Quote the whole listing word for word. Do not include the pictures.

╭─ Data lines

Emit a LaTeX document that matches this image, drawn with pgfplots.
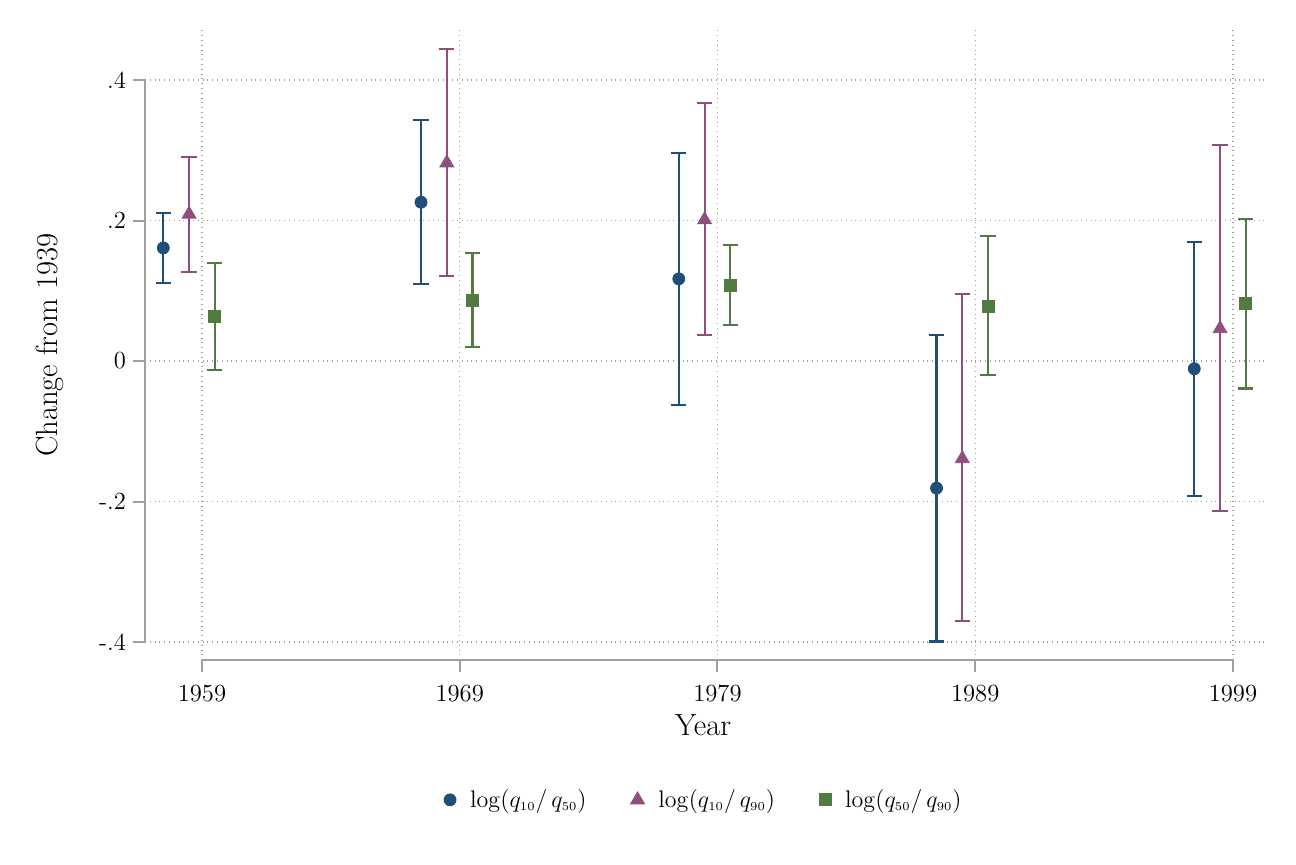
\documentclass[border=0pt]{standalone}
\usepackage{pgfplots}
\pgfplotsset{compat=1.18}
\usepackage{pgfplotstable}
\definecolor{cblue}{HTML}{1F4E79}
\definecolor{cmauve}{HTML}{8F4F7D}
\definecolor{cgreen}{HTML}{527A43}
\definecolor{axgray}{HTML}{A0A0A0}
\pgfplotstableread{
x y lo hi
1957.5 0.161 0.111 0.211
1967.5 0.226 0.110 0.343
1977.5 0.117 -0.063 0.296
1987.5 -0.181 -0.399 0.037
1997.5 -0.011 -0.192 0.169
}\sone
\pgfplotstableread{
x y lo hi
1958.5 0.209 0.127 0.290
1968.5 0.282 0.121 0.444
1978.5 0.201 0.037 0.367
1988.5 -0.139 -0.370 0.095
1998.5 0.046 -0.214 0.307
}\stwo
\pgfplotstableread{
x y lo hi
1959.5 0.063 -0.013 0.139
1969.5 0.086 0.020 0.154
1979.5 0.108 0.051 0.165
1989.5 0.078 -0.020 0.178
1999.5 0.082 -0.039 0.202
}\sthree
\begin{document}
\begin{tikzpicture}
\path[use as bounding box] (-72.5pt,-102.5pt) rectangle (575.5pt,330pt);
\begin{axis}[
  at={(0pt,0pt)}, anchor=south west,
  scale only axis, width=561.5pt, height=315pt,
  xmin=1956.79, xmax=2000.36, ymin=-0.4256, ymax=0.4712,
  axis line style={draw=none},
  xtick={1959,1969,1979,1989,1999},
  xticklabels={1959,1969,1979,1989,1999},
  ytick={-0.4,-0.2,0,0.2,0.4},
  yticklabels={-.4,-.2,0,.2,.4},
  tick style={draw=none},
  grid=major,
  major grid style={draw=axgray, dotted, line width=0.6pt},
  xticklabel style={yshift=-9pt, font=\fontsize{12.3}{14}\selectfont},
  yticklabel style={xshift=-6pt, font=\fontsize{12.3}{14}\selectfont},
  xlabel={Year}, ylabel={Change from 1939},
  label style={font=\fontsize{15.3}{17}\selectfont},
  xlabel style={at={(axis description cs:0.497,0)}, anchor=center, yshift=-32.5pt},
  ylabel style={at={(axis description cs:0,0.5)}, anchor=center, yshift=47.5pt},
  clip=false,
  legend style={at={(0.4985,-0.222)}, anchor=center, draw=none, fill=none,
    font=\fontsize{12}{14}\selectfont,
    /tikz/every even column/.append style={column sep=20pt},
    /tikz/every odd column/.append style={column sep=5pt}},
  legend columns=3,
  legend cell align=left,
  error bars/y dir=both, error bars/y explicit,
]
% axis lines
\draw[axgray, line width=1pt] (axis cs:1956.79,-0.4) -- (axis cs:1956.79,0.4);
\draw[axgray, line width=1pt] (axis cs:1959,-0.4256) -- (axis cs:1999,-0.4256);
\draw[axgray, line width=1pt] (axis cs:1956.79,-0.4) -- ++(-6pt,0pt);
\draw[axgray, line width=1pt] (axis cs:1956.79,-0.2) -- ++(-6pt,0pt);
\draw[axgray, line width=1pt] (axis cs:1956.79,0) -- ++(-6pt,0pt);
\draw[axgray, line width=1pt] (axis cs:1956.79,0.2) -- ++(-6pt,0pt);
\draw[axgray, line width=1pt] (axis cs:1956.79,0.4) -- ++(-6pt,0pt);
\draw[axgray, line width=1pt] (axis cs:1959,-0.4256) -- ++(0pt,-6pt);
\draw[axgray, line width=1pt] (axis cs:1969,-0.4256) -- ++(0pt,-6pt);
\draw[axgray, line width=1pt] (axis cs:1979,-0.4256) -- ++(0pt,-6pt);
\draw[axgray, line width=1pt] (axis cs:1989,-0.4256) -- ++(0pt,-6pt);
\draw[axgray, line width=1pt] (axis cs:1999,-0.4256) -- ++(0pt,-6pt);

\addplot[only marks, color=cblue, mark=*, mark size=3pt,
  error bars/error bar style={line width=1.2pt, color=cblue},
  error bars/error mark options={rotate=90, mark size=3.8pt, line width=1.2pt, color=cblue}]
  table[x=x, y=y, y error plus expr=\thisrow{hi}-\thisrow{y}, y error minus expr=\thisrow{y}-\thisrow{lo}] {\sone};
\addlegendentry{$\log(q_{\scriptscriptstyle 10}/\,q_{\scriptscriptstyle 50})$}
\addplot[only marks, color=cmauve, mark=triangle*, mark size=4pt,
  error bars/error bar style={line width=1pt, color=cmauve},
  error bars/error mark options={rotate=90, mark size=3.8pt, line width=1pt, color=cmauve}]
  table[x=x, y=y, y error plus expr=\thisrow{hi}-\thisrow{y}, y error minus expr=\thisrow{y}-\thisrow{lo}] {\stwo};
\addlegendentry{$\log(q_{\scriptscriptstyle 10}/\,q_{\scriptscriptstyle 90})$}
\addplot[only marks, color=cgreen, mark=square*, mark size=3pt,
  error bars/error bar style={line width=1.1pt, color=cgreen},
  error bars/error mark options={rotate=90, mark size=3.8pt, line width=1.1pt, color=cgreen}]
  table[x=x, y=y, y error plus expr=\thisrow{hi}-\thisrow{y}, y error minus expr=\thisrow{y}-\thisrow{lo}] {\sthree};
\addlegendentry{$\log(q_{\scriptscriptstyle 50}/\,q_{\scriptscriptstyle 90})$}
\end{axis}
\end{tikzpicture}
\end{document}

╰─

**Result of the exercise:**
Emit a LaTeX document that matches this image, drawn with pgfplots.
\documentclass[border=0pt]{standalone}
\usepackage{pgfplots}
\pgfplotsset{compat=1.18}
\usepackage{pgfplotstable}
\definecolor{cblue}{HTML}{1F4E79}
\definecolor{cmauve}{HTML}{8F4F7D}
\definecolor{cgreen}{HTML}{527A43}
\definecolor{axgray}{HTML}{A0A0A0}
\pgfplotstableread{
x y lo hi
1957.5 0.161 0.111 0.211
1967.5 0.226 0.110 0.343
1977.5 0.117 -0.063 0.296
1987.5 -0.181 -0.399 0.037
1997.5 -0.011 -0.192 0.169
}\sone
\pgfplotstableread{
x y lo hi
1958.5 0.209 0.127 0.290
1968.5 0.282 0.121 0.444
1978.5 0.201 0.037 0.367
1988.5 -0.139 -0.370 0.095
1998.5 0.046 -0.214 0.307
}\stwo
\pgfplotstableread{
x y lo hi
1959.5 0.063 -0.013 0.139
1969.5 0.086 0.020 0.154
1979.5 0.108 0.051 0.165
1989.5 0.078 -0.020 0.178
1999.5 0.082 -0.039 0.202
}\sthree
\begin{document}
\begin{tikzpicture}
\path[use as bounding box] (-72.5pt,-102.5pt) rectangle (575.5pt,330pt);
\begin{axis}[
  at={(0pt,0pt)}, anchor=south west,
  scale only axis, width=561.5pt, height=315pt,
  xmin=1956.79, xmax=2000.36, ymin=-0.4256, ymax=0.4712,
  axis line style={draw=none},
  xtick={1959,1969,1979,1989,1999},
  xticklabels={1959,1969,1979,1989,1999},
  ytick={-0.4,-0.2,0,0.2,0.4},
  yticklabels={-.4,-.2,0,.2,.4},
  tick style={draw=none},
  grid=major,
  major grid style={draw=axgray, dotted, line width=0.6pt},
  xticklabel style={yshift=-9pt, font=\fontsize{12.3}{14}\selectfont},
  yticklabel style={xshift=-6pt, font=\fontsize{12.3}{14}\selectfont},
  xlabel={Year}, ylabel={Change from 1939},
  label style={font=\fontsize{15.3}{17}\selectfont},
  xlabel style={at={(axis description cs:0.497,0)}, anchor=center, yshift=-32.5pt},
  ylabel style={at={(axis description cs:0,0.5)}, anchor=center, yshift=47.5pt},
  clip=false,
  legend style={at={(0.4985,-0.222)}, anchor=center, draw=none, fill=none,
    font=\fontsize{12}{14}\selectfont,
    /tikz/every even column/.append style={column sep=20pt},
    /tikz/every odd column/.append style={column sep=5pt}},
  legend columns=3,
  legend cell align=left,
  error bars/y dir=both, error bars/y explicit,
]
% axis lines
\draw[axgray, line width=1pt] (axis cs:1956.79,-0.4) -- (axis cs:1956.79,0.4);
\draw[axgray, line width=1pt] (axis cs:1959,-0.4256) -- (axis cs:1999,-0.4256);
\draw[axgray, line width=1pt] (axis cs:1956.79,-0.4) -- ++(-6pt,0pt);
\draw[axgray, line width=1pt] (axis cs:1956.79,-0.2) -- ++(-6pt,0pt);
\draw[axgray, line width=1pt] (axis cs:1956.79,0) -- ++(-6pt,0pt);
\draw[axgray, line width=1pt] (axis cs:1956.79,0.2) -- ++(-6pt,0pt);
\draw[axgray, line width=1pt] (axis cs:1956.79,0.4) -- ++(-6pt,0pt);
\draw[axgray, line width=1pt] (axis cs:1959,-0.4256) -- ++(0pt,-6pt);
\draw[axgray, line width=1pt] (axis cs:1969,-0.4256) -- ++(0pt,-6pt);
\draw[axgray, line width=1pt] (axis cs:1979,-0.4256) -- ++(0pt,-6pt);
\draw[axgray, line width=1pt] (axis cs:1989,-0.4256) -- ++(0pt,-6pt);
\draw[axgray, line width=1pt] (axis cs:1999,-0.4256) -- ++(0pt,-6pt);

\addplot[only marks, color=cblue, mark=*, mark size=3pt,
  error bars/error bar style={line width=1.2pt, color=cblue},
  error bars/error mark options={rotate=90, mark size=3.8pt, line width=1.2pt, color=cblue}]
  table[x=x, y=y, y error plus expr=\thisrow{hi}-\thisrow{y}, y error minus expr=\thisrow{y}-\thisrow{lo}] {\sone};
\addlegendentry{$\log(q_{\scriptscriptstyle 10}/\,q_{\scriptscriptstyle 50})$}
\addplot[only marks, color=cmauve, mark=triangle*, mark size=4pt,
  error bars/error bar style={line width=1pt, color=cmauve},
  error bars/error mark options={rotate=90, mark size=3.8pt, line width=1pt, color=cmauve}]
  table[x=x, y=y, y error plus expr=\thisrow{hi}-\thisrow{y}, y error minus expr=\thisrow{y}-\thisrow{lo}] {\stwo};
\addlegendentry{$\log(q_{\scriptscriptstyle 10}/\,q_{\scriptscriptstyle 90})$}
\addplot[only marks, color=cgreen, mark=square*, mark size=3pt,
  error bars/error bar style={line width=1.1pt, color=cgreen},
  error bars/error mark options={rotate=90, mark size=3.8pt, line width=1.1pt, color=cgreen}]
  table[x=x, y=y, y error plus expr=\thisrow{hi}-\thisrow{y}, y error minus expr=\thisrow{y}-\thisrow{lo}] {\sthree};
\addlegendentry{$\log(q_{\scriptscriptstyle 50}/\,q_{\scriptscriptstyle 90})$}
\end{axis}
\end{tikzpicture}
\end{document}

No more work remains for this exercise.